## WORK TO COMPLETE
Pictures stay out; everything else in the records below is copied exactly.

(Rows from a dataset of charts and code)
.....
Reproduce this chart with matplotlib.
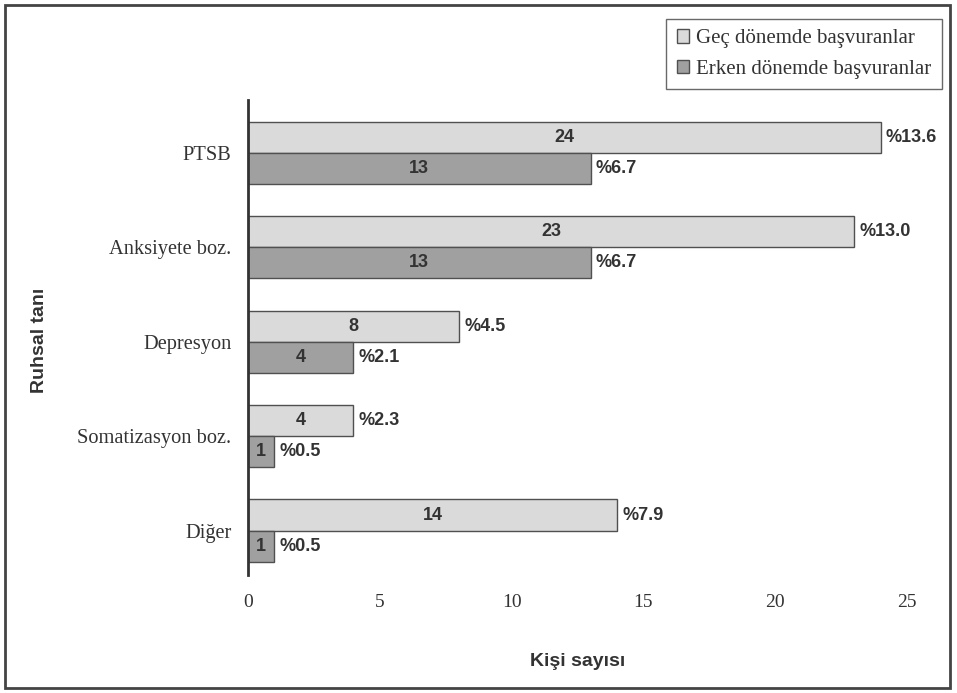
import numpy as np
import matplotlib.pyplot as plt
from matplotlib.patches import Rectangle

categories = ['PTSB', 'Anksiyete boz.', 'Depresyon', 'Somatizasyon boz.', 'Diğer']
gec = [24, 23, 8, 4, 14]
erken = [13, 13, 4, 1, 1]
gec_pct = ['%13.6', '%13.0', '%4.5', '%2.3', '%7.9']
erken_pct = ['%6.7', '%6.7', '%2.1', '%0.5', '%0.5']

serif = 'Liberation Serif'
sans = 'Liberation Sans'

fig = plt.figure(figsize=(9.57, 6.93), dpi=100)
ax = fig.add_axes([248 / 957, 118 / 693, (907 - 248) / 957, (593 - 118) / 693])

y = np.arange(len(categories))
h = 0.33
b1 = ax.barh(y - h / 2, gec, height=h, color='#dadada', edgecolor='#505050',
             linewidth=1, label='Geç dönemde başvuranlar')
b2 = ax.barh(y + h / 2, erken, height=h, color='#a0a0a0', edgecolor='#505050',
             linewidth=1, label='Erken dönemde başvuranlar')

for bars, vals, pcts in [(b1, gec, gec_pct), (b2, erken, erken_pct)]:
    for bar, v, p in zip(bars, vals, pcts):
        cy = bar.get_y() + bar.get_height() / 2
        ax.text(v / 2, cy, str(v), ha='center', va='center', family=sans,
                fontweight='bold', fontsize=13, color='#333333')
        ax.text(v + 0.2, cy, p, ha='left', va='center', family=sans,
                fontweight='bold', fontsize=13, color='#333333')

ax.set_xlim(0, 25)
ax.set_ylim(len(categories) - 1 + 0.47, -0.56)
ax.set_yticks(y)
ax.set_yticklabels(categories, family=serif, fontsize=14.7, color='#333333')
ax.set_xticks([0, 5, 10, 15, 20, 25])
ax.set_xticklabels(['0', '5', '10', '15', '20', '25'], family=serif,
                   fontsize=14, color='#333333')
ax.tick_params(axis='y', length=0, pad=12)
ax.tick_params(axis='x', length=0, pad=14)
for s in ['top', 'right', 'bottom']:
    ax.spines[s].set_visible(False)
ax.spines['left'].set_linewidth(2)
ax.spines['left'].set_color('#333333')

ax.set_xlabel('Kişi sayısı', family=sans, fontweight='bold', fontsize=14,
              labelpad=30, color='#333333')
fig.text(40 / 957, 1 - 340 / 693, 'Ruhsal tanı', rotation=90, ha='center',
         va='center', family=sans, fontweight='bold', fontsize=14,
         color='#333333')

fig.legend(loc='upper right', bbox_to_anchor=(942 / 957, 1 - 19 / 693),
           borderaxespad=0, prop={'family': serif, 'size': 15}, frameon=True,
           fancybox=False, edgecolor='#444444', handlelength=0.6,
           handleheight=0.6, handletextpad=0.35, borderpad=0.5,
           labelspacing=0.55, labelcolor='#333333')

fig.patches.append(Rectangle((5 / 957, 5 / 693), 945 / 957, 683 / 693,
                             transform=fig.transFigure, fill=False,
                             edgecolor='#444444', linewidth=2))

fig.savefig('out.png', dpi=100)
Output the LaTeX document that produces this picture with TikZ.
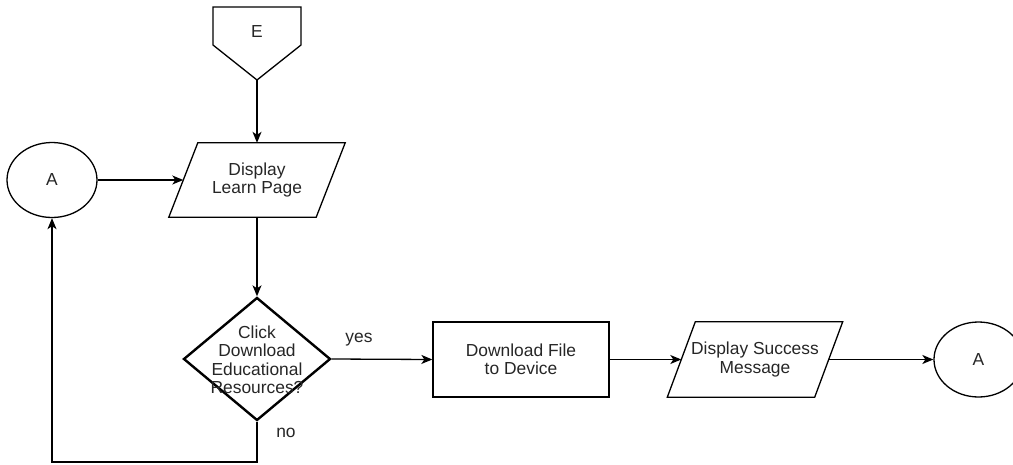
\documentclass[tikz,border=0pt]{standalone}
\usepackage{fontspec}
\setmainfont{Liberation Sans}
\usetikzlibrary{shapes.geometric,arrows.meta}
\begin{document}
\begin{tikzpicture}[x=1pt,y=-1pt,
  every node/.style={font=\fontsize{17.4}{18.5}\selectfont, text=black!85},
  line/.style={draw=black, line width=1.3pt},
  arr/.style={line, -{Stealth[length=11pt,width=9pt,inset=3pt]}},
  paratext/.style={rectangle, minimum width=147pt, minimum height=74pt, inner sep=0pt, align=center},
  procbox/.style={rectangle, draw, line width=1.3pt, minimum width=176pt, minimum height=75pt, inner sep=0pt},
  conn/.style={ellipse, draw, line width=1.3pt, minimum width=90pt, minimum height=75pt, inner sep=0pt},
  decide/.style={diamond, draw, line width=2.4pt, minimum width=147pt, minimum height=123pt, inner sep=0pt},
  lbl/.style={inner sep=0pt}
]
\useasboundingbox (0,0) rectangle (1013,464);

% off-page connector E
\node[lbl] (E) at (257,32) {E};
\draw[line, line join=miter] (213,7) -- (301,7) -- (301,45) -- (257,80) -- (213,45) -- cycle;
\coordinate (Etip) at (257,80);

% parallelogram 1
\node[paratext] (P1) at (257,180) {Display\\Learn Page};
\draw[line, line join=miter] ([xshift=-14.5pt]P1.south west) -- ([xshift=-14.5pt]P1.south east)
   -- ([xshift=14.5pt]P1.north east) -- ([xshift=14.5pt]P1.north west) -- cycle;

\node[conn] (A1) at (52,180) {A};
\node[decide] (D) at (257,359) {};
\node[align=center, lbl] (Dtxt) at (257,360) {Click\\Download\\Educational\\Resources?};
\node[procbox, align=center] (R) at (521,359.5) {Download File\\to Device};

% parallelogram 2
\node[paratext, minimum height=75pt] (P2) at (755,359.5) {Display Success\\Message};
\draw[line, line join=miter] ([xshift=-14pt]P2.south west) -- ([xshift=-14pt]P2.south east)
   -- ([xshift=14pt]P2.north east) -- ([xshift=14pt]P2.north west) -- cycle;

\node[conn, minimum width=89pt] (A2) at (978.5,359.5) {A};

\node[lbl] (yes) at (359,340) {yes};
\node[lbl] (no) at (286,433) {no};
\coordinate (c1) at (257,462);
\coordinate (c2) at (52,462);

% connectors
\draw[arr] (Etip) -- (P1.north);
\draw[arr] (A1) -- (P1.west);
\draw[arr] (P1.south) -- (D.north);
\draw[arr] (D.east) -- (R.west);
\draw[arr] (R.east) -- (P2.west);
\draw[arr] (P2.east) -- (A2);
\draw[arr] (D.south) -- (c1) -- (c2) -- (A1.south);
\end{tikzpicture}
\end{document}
.....
## FULL OUTPUT
Reproduce this chart with matplotlib.
import numpy as np
import matplotlib.pyplot as plt
from matplotlib.patches import Rectangle

categories = ['PTSB', 'Anksiyete boz.', 'Depresyon', 'Somatizasyon boz.', 'Diğer']
gec = [24, 23, 8, 4, 14]
erken = [13, 13, 4, 1, 1]
gec_pct = ['%13.6', '%13.0', '%4.5', '%2.3', '%7.9']
erken_pct = ['%6.7', '%6.7', '%2.1', '%0.5', '%0.5']

serif = 'Liberation Serif'
sans = 'Liberation Sans'

fig = plt.figure(figsize=(9.57, 6.93), dpi=100)
ax = fig.add_axes([248 / 957, 118 / 693, (907 - 248) / 957, (593 - 118) / 693])

y = np.arange(len(categories))
h = 0.33
b1 = ax.barh(y - h / 2, gec, height=h, color='#dadada', edgecolor='#505050',
             linewidth=1, label='Geç dönemde başvuranlar')
b2 = ax.barh(y + h / 2, erken, height=h, color='#a0a0a0', edgecolor='#505050',
             linewidth=1, label='Erken dönemde başvuranlar')

for bars, vals, pcts in [(b1, gec, gec_pct), (b2, erken, erken_pct)]:
    for bar, v, p in zip(bars, vals, pcts):
        cy = bar.get_y() + bar.get_height() / 2
        ax.text(v / 2, cy, str(v), ha='center', va='center', family=sans,
                fontweight='bold', fontsize=13, color='#333333')
        ax.text(v + 0.2, cy, p, ha='left', va='center', family=sans,
                fontweight='bold', fontsize=13, color='#333333')

ax.set_xlim(0, 25)
ax.set_ylim(len(categories) - 1 + 0.47, -0.56)
ax.set_yticks(y)
ax.set_yticklabels(categories, family=serif, fontsize=14.7, color='#333333')
ax.set_xticks([0, 5, 10, 15, 20, 25])
ax.set_xticklabels(['0', '5', '10', '15', '20', '25'], family=serif,
                   fontsize=14, color='#333333')
ax.tick_params(axis='y', length=0, pad=12)
ax.tick_params(axis='x', length=0, pad=14)
for s in ['top', 'right', 'bottom']:
    ax.spines[s].set_visible(False)
ax.spines['left'].set_linewidth(2)
ax.spines['left'].set_color('#333333')

ax.set_xlabel('Kişi sayısı', family=sans, fontweight='bold', fontsize=14,
              labelpad=30, color='#333333')
fig.text(40 / 957, 1 - 340 / 693, 'Ruhsal tanı', rotation=90, ha='center',
         va='center', family=sans, fontweight='bold', fontsize=14,
         color='#333333')

fig.legend(loc='upper right', bbox_to_anchor=(942 / 957, 1 - 19 / 693),
           borderaxespad=0, prop={'family': serif, 'size': 15}, frameon=True,
           fancybox=False, edgecolor='#444444', handlelength=0.6,
           handleheight=0.6, handletextpad=0.35, borderpad=0.5,
           labelspacing=0.55, labelcolor='#333333')

fig.patches.append(Rectangle((5 / 957, 5 / 693), 945 / 957, 683 / 693,
                             transform=fig.transFigure, fill=False,
                             edgecolor='#444444', linewidth=2))

fig.savefig('out.png', dpi=100)
Output the LaTeX document that produces this picture with TikZ.
\documentclass[tikz,border=0pt]{standalone}
\usepackage{fontspec}
\setmainfont{Liberation Sans}
\usetikzlibrary{shapes.geometric,arrows.meta}
\begin{document}
\begin{tikzpicture}[x=1pt,y=-1pt,
  every node/.style={font=\fontsize{17.4}{18.5}\selectfont, text=black!85},
  line/.style={draw=black, line width=1.3pt},
  arr/.style={line, -{Stealth[length=11pt,width=9pt,inset=3pt]}},
  paratext/.style={rectangle, minimum width=147pt, minimum height=74pt, inner sep=0pt, align=center},
  procbox/.style={rectangle, draw, line width=1.3pt, minimum width=176pt, minimum height=75pt, inner sep=0pt},
  conn/.style={ellipse, draw, line width=1.3pt, minimum width=90pt, minimum height=75pt, inner sep=0pt},
  decide/.style={diamond, draw, line width=2.4pt, minimum width=147pt, minimum height=123pt, inner sep=0pt},
  lbl/.style={inner sep=0pt}
]
\useasboundingbox (0,0) rectangle (1013,464);

% off-page connector E
\node[lbl] (E) at (257,32) {E};
\draw[line, line join=miter] (213,7) -- (301,7) -- (301,45) -- (257,80) -- (213,45) -- cycle;
\coordinate (Etip) at (257,80);

% parallelogram 1
\node[paratext] (P1) at (257,180) {Display\\Learn Page};
\draw[line, line join=miter] ([xshift=-14.5pt]P1.south west) -- ([xshift=-14.5pt]P1.south east)
   -- ([xshift=14.5pt]P1.north east) -- ([xshift=14.5pt]P1.north west) -- cycle;

\node[conn] (A1) at (52,180) {A};
\node[decide] (D) at (257,359) {};
\node[align=center, lbl] (Dtxt) at (257,360) {Click\\Download\\Educational\\Resources?};
\node[procbox, align=center] (R) at (521,359.5) {Download File\\to Device};

% parallelogram 2
\node[paratext, minimum height=75pt] (P2) at (755,359.5) {Display Success\\Message};
\draw[line, line join=miter] ([xshift=-14pt]P2.south west) -- ([xshift=-14pt]P2.south east)
   -- ([xshift=14pt]P2.north east) -- ([xshift=14pt]P2.north west) -- cycle;

\node[conn, minimum width=89pt] (A2) at (978.5,359.5) {A};

\node[lbl] (yes) at (359,340) {yes};
\node[lbl] (no) at (286,433) {no};
\coordinate (c1) at (257,462);
\coordinate (c2) at (52,462);

% connectors
\draw[arr] (Etip) -- (P1.north);
\draw[arr] (A1) -- (P1.west);
\draw[arr] (P1.south) -- (D.north);
\draw[arr] (D.east) -- (R.west);
\draw[arr] (R.east) -- (P2.west);
\draw[arr] (P2.east) -- (A2);
\draw[arr] (D.south) -- (c1) -- (c2) -- (A1.south);
\end{tikzpicture}
\end{document}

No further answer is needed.